### Directions for this task
Look through the listing below for the line containing "Output the component". Copy it and each line after it up to and including the line containing "const L = 96.5, R = 605, T = 21, B = 280;", exactly, leaving out pictures.
** begin Input material **
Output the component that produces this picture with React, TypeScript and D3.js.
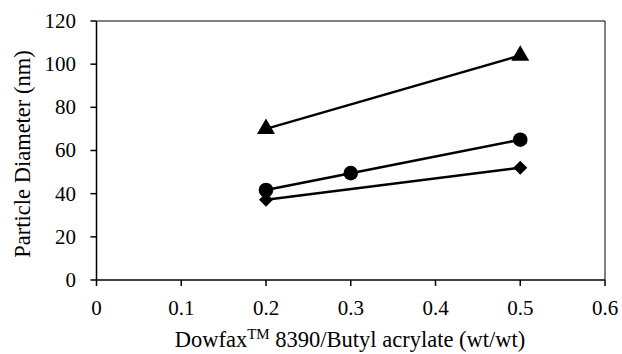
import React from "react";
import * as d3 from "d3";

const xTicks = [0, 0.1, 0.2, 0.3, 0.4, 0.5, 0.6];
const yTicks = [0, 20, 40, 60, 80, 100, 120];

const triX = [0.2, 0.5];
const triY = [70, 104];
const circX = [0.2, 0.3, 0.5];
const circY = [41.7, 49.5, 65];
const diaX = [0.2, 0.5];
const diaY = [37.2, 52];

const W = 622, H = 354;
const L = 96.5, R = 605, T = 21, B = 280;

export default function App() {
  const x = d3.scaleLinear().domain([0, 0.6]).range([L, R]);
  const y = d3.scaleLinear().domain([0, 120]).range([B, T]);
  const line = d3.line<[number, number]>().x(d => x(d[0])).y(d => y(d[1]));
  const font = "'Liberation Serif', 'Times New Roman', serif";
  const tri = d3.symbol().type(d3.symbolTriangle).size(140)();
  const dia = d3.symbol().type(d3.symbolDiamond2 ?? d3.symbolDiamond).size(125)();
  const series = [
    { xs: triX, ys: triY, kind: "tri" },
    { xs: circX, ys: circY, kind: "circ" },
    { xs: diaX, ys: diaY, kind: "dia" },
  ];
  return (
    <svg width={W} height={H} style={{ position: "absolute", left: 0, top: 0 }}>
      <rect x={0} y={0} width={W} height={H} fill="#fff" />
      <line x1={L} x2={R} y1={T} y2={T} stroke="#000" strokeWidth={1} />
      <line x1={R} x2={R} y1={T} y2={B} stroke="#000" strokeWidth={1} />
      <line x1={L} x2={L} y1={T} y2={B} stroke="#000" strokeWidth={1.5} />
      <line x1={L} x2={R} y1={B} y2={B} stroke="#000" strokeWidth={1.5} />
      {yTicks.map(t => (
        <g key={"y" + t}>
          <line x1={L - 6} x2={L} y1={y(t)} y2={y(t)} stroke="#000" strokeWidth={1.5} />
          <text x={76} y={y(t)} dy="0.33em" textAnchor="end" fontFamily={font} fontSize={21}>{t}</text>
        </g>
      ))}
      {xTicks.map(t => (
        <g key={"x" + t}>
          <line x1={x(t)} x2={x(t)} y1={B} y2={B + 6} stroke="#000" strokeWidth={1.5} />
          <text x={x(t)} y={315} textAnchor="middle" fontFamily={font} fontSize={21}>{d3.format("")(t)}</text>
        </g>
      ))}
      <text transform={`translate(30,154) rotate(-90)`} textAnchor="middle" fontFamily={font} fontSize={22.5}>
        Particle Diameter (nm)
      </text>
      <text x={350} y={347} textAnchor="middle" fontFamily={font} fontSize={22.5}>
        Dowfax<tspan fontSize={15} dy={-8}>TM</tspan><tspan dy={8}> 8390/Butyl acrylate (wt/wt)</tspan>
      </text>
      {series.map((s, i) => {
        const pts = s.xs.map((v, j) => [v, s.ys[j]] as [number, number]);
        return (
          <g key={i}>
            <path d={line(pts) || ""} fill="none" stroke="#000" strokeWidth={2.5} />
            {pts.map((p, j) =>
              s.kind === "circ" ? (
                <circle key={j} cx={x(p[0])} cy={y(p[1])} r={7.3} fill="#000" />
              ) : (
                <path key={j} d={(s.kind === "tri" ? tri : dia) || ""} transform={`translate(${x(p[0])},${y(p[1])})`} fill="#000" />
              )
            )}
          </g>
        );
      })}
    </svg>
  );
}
** end Input material **
** begin Input material **
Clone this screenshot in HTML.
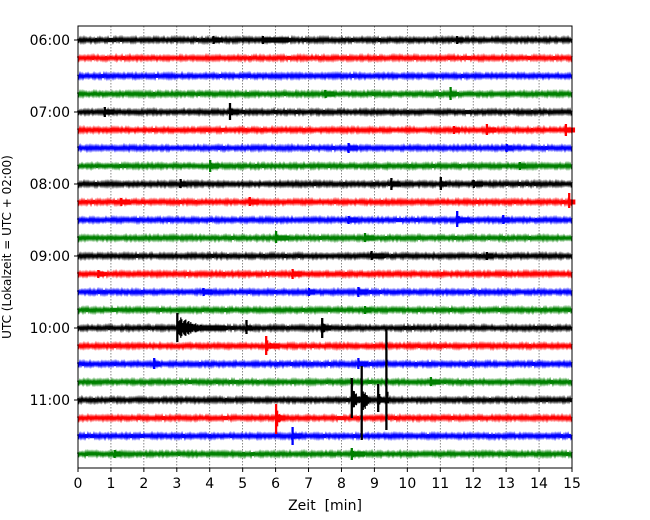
** end Input material **
** begin Input material **
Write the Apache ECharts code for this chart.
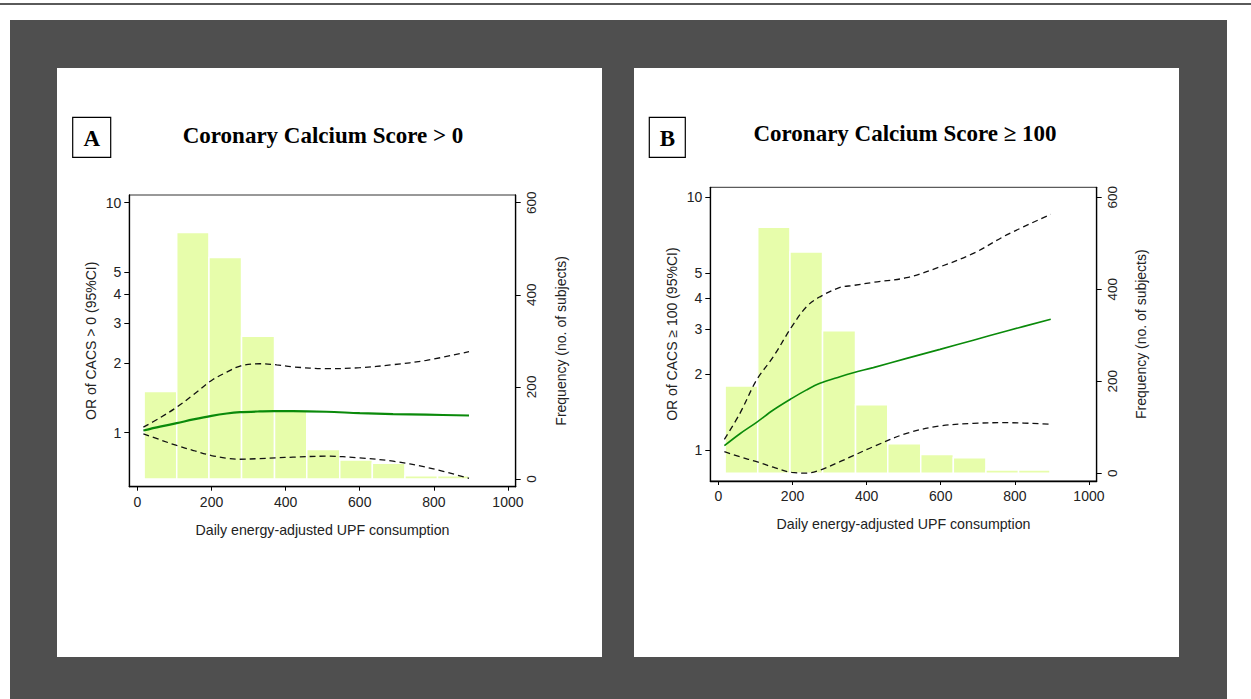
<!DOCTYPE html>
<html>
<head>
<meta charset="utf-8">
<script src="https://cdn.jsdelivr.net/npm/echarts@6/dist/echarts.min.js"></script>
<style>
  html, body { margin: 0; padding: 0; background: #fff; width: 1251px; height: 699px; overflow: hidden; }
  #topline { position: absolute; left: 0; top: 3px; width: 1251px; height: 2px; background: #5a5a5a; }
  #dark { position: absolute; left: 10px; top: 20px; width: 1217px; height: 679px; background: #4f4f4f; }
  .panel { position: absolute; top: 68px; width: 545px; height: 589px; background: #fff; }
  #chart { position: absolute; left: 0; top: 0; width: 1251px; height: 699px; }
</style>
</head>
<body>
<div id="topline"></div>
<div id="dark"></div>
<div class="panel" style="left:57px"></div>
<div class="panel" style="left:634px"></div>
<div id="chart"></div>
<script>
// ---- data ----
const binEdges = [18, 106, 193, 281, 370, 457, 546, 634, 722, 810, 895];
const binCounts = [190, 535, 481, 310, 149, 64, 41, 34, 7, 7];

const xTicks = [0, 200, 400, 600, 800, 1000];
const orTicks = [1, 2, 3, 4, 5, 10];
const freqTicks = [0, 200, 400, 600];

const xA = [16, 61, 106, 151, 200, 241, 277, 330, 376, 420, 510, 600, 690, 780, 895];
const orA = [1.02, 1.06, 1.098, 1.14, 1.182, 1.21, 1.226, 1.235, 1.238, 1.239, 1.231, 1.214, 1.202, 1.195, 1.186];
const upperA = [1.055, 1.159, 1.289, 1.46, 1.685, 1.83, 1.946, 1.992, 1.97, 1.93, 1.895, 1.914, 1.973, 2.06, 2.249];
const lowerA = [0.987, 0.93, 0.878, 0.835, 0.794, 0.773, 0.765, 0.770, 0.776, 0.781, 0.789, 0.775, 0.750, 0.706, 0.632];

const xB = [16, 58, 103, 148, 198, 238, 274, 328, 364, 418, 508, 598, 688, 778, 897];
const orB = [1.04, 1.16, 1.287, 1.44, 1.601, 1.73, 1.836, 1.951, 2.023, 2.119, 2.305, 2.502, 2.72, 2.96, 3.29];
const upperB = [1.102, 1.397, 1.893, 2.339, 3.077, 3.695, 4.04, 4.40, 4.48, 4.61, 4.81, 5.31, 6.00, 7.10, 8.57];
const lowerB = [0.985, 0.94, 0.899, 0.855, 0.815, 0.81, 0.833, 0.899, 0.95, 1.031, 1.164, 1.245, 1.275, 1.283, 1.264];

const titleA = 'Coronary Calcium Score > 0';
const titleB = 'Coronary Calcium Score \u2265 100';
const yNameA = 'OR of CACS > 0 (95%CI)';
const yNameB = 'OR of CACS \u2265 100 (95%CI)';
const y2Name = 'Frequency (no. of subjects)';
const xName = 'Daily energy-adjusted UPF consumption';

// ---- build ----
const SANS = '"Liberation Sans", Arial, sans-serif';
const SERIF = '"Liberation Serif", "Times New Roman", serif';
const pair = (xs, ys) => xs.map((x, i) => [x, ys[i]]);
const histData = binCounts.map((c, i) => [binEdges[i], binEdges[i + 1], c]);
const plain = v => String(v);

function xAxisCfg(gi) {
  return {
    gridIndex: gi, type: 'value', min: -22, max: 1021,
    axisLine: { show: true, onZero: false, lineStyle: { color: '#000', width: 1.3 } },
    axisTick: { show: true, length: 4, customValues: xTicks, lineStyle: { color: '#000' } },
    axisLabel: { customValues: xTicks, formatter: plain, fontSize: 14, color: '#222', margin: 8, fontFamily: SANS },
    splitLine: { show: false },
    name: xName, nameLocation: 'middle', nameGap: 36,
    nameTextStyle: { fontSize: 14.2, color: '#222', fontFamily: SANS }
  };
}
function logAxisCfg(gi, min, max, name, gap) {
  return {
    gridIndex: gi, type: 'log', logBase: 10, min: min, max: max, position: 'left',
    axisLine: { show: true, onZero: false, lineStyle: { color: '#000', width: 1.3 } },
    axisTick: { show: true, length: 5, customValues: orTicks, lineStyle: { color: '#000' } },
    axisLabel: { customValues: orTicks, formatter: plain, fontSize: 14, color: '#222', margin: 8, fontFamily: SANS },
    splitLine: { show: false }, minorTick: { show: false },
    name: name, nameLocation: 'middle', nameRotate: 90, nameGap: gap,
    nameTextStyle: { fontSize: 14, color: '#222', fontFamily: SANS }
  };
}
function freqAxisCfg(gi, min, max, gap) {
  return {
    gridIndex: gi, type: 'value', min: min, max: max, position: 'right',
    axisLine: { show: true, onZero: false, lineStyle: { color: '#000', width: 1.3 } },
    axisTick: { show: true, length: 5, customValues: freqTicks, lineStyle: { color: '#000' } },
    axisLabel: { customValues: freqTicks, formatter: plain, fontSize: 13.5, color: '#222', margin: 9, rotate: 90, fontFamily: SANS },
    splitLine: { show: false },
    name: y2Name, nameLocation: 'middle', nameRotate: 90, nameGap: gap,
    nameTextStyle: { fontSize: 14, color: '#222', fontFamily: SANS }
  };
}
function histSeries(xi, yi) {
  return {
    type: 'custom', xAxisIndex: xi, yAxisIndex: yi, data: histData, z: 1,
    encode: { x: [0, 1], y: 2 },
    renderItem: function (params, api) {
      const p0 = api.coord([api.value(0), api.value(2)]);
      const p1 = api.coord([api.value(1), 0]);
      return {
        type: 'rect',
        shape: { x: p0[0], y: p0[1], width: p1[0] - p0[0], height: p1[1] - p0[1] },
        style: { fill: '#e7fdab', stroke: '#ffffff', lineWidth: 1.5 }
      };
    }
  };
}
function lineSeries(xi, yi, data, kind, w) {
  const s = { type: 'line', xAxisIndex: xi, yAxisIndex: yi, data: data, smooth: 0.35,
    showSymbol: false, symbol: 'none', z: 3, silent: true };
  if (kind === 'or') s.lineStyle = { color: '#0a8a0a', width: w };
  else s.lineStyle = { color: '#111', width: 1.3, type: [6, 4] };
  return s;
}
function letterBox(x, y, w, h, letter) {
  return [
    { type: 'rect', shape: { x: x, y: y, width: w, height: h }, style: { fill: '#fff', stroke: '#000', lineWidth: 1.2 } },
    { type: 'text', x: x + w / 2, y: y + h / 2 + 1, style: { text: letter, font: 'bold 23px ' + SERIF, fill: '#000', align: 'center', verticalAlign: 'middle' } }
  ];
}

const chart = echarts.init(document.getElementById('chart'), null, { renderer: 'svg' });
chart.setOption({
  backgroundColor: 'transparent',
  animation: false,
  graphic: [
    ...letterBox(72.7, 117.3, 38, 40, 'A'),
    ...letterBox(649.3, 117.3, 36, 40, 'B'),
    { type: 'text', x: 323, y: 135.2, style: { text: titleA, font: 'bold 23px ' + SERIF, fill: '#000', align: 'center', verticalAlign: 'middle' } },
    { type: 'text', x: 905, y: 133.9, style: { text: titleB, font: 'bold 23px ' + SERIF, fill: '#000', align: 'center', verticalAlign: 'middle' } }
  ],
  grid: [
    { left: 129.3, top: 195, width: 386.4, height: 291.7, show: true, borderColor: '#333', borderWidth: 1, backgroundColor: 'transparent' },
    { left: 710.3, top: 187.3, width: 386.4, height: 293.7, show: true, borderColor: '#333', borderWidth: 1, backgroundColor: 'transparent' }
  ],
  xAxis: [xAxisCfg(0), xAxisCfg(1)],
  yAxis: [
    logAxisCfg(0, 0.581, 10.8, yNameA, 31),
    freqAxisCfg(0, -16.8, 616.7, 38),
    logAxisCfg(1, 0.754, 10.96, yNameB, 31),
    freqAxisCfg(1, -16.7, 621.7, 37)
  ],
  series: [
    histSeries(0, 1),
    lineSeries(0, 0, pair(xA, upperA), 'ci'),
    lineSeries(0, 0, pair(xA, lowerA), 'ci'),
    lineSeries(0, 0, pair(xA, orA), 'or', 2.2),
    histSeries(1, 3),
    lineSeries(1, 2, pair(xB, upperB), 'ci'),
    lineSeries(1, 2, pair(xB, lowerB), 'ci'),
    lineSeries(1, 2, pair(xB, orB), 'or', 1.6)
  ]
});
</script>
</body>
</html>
** end Input material **
### Exercise output
Output the component that produces this picture with React, TypeScript and D3.js.
import React from "react";
import * as d3 from "d3";

const xTicks = [0, 0.1, 0.2, 0.3, 0.4, 0.5, 0.6];
const yTicks = [0, 20, 40, 60, 80, 100, 120];

const triX = [0.2, 0.5];
const triY = [70, 104];
const circX = [0.2, 0.3, 0.5];
const circY = [41.7, 49.5, 65];
const diaX = [0.2, 0.5];
const diaY = [37.2, 52];

const W = 622, H = 354;
const L = 96.5, R = 605, T = 21, B = 280;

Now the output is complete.